The Dead of Summer, by Mari Jungstedt is about murders that are well planned and executed for an unknown reason. At first, assistant Karin Jacobsson is given the job to begin the investigation, but her boss, Anders Knutas returns from vacation to take over. There is some resentment, but that doesn’t deter Jacobsson from her investigation. Intermingled with the present day investigation, is the story of a German family who vacationed on the Baltic Sea many years ago.

It isn’t until the motive for the murders is revealed can we understand the reason for the backstory. This was a good mystery with all the clues planted in plain sight, but it isn’t until the final connection is made can we, and Jacobsson, understand what happened.

Read November 2016.

The Man Who Smiled

The Man Who Smiled, by Henning Mankell, has Detective Chief Inspector Kurt Wallander recovering on the coast of Finland.

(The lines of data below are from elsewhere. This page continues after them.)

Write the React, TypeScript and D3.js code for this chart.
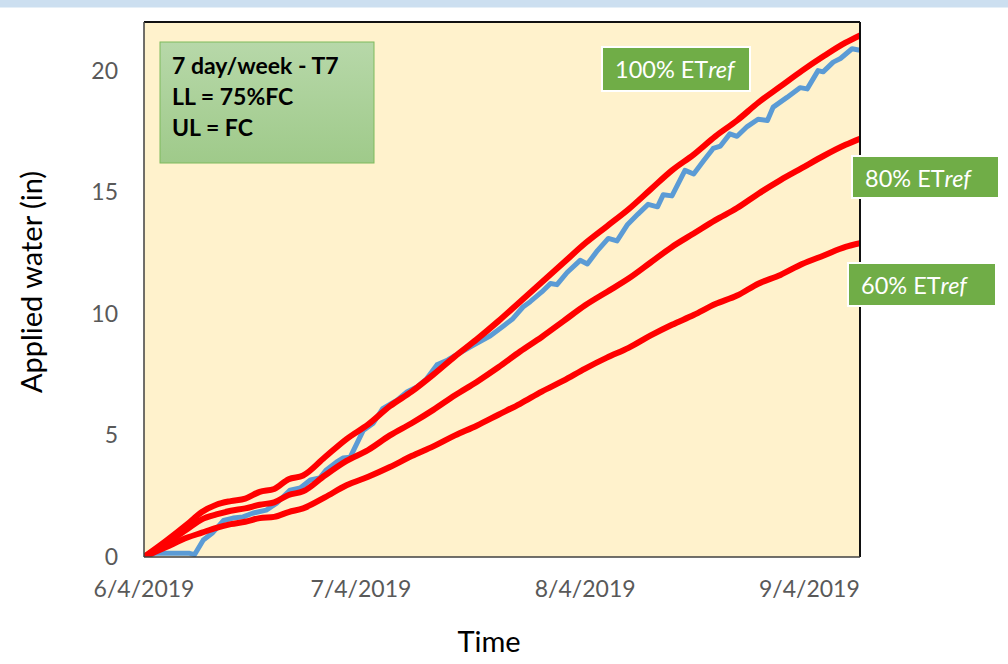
import React from "react";
import * as d3 from "d3";

// ---- Data (days after 6/4/2019, cumulative applied water in inches) ----
const START_DATE = new Date(2019, 5, 4);
const END_DAY = 99;

const tickLabels = ["6/4/2019", "7/4/2019", "8/4/2019", "9/4/2019"];
const tickDates = [new Date(2019, 5, 4), new Date(2019, 6, 4), new Date(2019, 7, 4), new Date(2019, 8, 4)];
const yTicks = [0, 5, 10, 15, 20];

const refDays = [0, 3, 6, 8, 10, 12, 14, 16, 18, 20, 22, 25, 28, 31, 34, 37, 40, 43, 46, 49, 52, 55, 58, 61, 64, 67, 70, 73, 76, 79, 82, 85, 88, 91, 94, 97, 99];
const et100 = [0, 0.65, 1.35, 1.85, 2.15, 2.3, 2.4, 2.68, 2.8, 3.2, 3.35, 4.1, 4.85, 5.45, 6.2, 6.8, 7.5, 8.25, 8.95, 9.7, 10.5, 11.3, 12.1, 12.9, 13.6, 14.3, 15.1, 15.9, 16.55, 17.3, 17.95, 18.7, 19.35, 20.0, 20.6, 21.15, 21.45];
const et80 = [0, 0.55, 1.15, 1.55, 1.75, 1.9, 2.0, 2.15, 2.25, 2.55, 2.7, 3.35, 3.95, 4.4, 5.0, 5.5, 6.05, 6.65, 7.2, 7.8, 8.45, 9.05, 9.7, 10.35, 10.9, 11.45, 12.1, 12.75, 13.3, 13.85, 14.35, 14.95, 15.5, 16.0, 16.5, 16.95, 17.2];
const et60 = [0, 0.4, 0.8, 1.0, 1.2, 1.35, 1.45, 1.6, 1.65, 1.85, 2.0, 2.45, 2.95, 3.3, 3.7, 4.15, 4.55, 5.0, 5.4, 5.85, 6.3, 6.8, 7.25, 7.75, 8.2, 8.6, 9.1, 9.55, 9.95, 10.4, 10.75, 11.25, 11.6, 12.05, 12.4, 12.75, 12.9];

const appliedDays = [0, 1.5, 4, 6.3, 7, 8.2, 9.5, 11, 12.3, 13.7, 15, 16.9, 18.3, 20.2, 21.6, 23, 24.3, 25.2, 26.6, 27.5, 28.5, 30.3, 31.7, 33, 35, 36.4, 37.8, 39, 40.5, 42, 43.7, 45.5, 47.9, 49.7, 51, 52.4, 53.4, 55, 56.2, 57.1, 58.5, 60.3, 61.3, 62.7, 64.2, 65.4, 66.8, 68.3, 69.7, 71, 71.8, 73, 74.8, 76, 77.4, 78.7, 79.7, 81, 82, 83.4, 84.9, 86.2, 87, 88.9, 90.7, 91.7, 93.2, 93.9, 95.3, 96.3, 97.9, 98.8];
const applied = [0, 0.15, 0.15, 0.15, 0.1, 0.7, 1.0, 1.5, 1.6, 1.65, 1.8, 1.93, 2.2, 2.75, 2.84, 3.17, 3.25, 3.58, 3.9, 4.07, 4.1, 5.2, 5.5, 6.1, 6.45, 6.8, 7.0, 7.3, 7.9, 8.1, 8.4, 8.7, 9.1, 9.5, 9.8, 10.28, 10.5, 10.9, 11.25, 11.2, 11.7, 12.2, 12.05, 12.6, 13.1, 13.0, 13.65, 14.1, 14.5, 14.4, 14.9, 14.85, 15.9, 15.75, 16.3, 16.8, 16.9, 17.4, 17.3, 17.7, 18.0, 17.95, 18.5, 18.9, 19.3, 19.25, 20.0, 19.95, 20.35, 20.5, 20.9, 20.85];

const infoLines = ["7 day/week - T7", "LL = 75%FC", "UL = FC"];
const seriesLabels = ["100%", "80%", "60%"];

// ---- Layout ----
const W = 1008, H = 664;
const M = { left: 144, right: 860, top: 22, bottom: 557 };
const FONT = "Lato, 'Open Sans', sans-serif";

const dayToDate = (d: number) => new Date(START_DATE.getTime() + d * 864e5);

export default function App() {
  const x = d3.scaleTime().domain([START_DATE, dayToDate(END_DAY)]).range([M.left, M.right]);
  const y = d3.scaleLinear().domain([0, 22]).range([M.bottom, M.top]);

  const redLine = d3
    .line<[number, number]>()
    .x((p) => x(dayToDate(p[0])))
    .y((p) => y(p[1]))
    .curve(d3.curveMonotoneX);
  const blueLine = d3
    .line<[number, number]>()
    .x((p) => x(dayToDate(p[0])))
    .y((p) => y(p[1]))
    .curve(d3.curveLinear);

  const zip = (a: number[], b: number[]) => a.map((d, i) => [d, b[i]] as [number, number]);
  const reds = [et100, et80, et60].map((s) => redLine(zip(refDays, s)) || "");
  const bluePath = blueLine(zip(appliedDays, applied)) || "";

  const labelBoxes = [
    { x: 602, y: 47, w: 148, h: 44 },
    { x: 852, y: 156, w: 147, h: 42 },
    { x: 848, y: 263, w: 148, h: 43 },
  ];

  return (
    <svg width={W} height={H} style={{ position: "absolute", left: 0, top: 0, background: "#fff" }} fontFamily={FONT}>
      <defs>
        <linearGradient id="boxGrad" x1="0" y1="0" x2="0" y2="1">
          <stop offset="0%" stopColor="#B7D8A9" />
          <stop offset="100%" stopColor="#9FCA8A" />
        </linearGradient>
        <clipPath id="plotClip">
          <rect x={M.left} y={M.top} width={M.right - M.left} height={M.bottom - M.top} />
        </clipPath>
      </defs>
      <rect x={0} y={0} width={W} height={7.5} fill="#CCDFF0" />

      {/* plot area */}
      <rect x={M.left} y={M.top} width={M.right - M.left} height={M.bottom - M.top} fill="#FFF2CC" />

      <g clipPath="url(#plotClip)">
        <path d={bluePath} fill="none" stroke="#5B9BD5" strokeWidth={5} strokeLinejoin="round" strokeLinecap="round" />
        {reds.map((d, i) => (
          <path key={i} d={d} fill="none" stroke="#FF0000" strokeWidth={6} strokeLinejoin="round" strokeLinecap="round" />
        ))}
      </g>

      {/* frame */}
      <line x1={M.left} y1={M.top} x2={M.right} y2={M.top} stroke="#111" strokeWidth={2} />
      <line x1={M.right} y1={M.top} x2={M.right} y2={M.bottom} stroke="#111" strokeWidth={2} />
      <line x1={M.left} y1={M.top} x2={M.left} y2={M.bottom} stroke="#404040" strokeWidth={1.5} />
      <line x1={M.left} y1={M.bottom} x2={M.right} y2={M.bottom} stroke="#404040" strokeWidth={1.5} />

      {/* y ticks */}
      {yTicks.map((t) => (
        <text key={t} x={118} y={y(t) + 8} textAnchor="end" fontSize={23} fill="#595959">
          {t}
        </text>
      ))}
      {/* x ticks */}
      {tickDates.map((d, i) => (
        <text key={i} x={x(d)} y={597} textAnchor="middle" fontSize={23} fill="#595959">
          {tickLabels[i]}
        </text>
      ))}

      {/* axis titles */}
      <text transform={`translate(42,282) rotate(-90)`} textAnchor="middle" fontSize={29} fill="#000">
        Applied water (in)
      </text>
      <text x={489} y={652} textAnchor="middle" fontSize={29} fill="#000">
        Time
      </text>

      {/* info box */}
      <rect x={160} y={42} width={214} height={121} fill="url(#boxGrad)" stroke="#7FBA5C" strokeWidth={1} />
      {infoLines.map((t, i) => (
        <text key={i} x={172} y={74 + i * 31} fontSize={23} fontWeight="bold" fill="#000">
          {t}
        </text>
      ))}

      {/* series labels */}
      {labelBoxes.map((b, i) => (
        <g key={i}>
          <rect x={b.x} y={b.y} width={b.w} height={b.h} fill="#70AD47" stroke="#fff" strokeWidth={2} />
          <text x={b.x + 13} y={b.y + 31} fontSize={23.5} fill="#fff">
            {seriesLabels[i]} ET<tspan fontStyle="italic">ref</tspan>
          </text>
        </g>
      ))}
    </svg>
  );
}
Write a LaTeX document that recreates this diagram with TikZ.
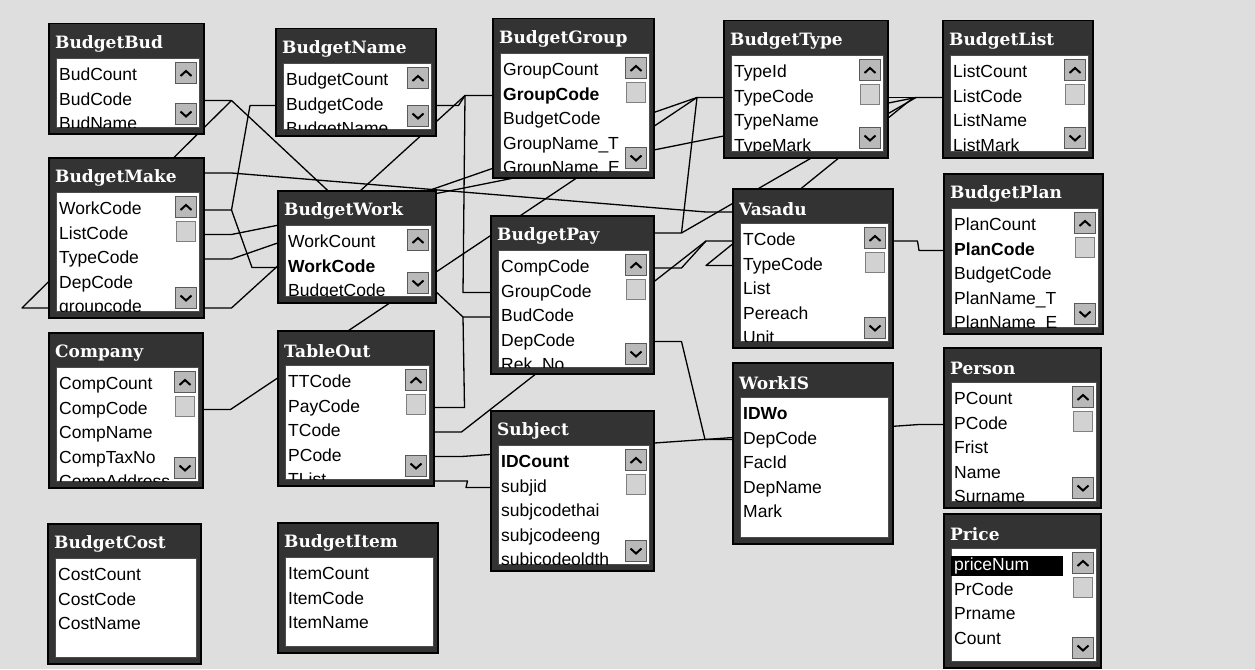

He spent much of the last few months depressed about shooting a man during a police investigation. So depressed that he wasn;t able to help a friend who asked him to look into his father’s death. When this friend turns up murdered a few weeks later, Wallander cannot help but investigate. This tragedy brings Wallander back to what he does best.

This novel really shows the dark, brooding side of Wallander that we catch glimpses of in other novels. He cannot take no for an answer and pushed hard to uncover facts other colleagues have missed.

Great read.

Read September 2016.

The Killing Forest

Sara Blaedel’s The Killing Forest is just as dark and thrilling as her other novels. Louise Rick and Camilla Lind usually work from different sides; police vs. journalist, but in this case of a missing boy from Hvalsoe, Camilla ends up finding him deep in the woods and trying to save him.

The truth behind the boys disappearance has ties to Louise’s former boyfriend’s suicide years earlier. Louise encounters the same level of secrecy surrounding what happened the weekend her boyfriend killed him as the boy whose currently missing. Many of same friends/acquaintances seem to be hiding information and theres a dark religion that many follow that encourages their secrecy.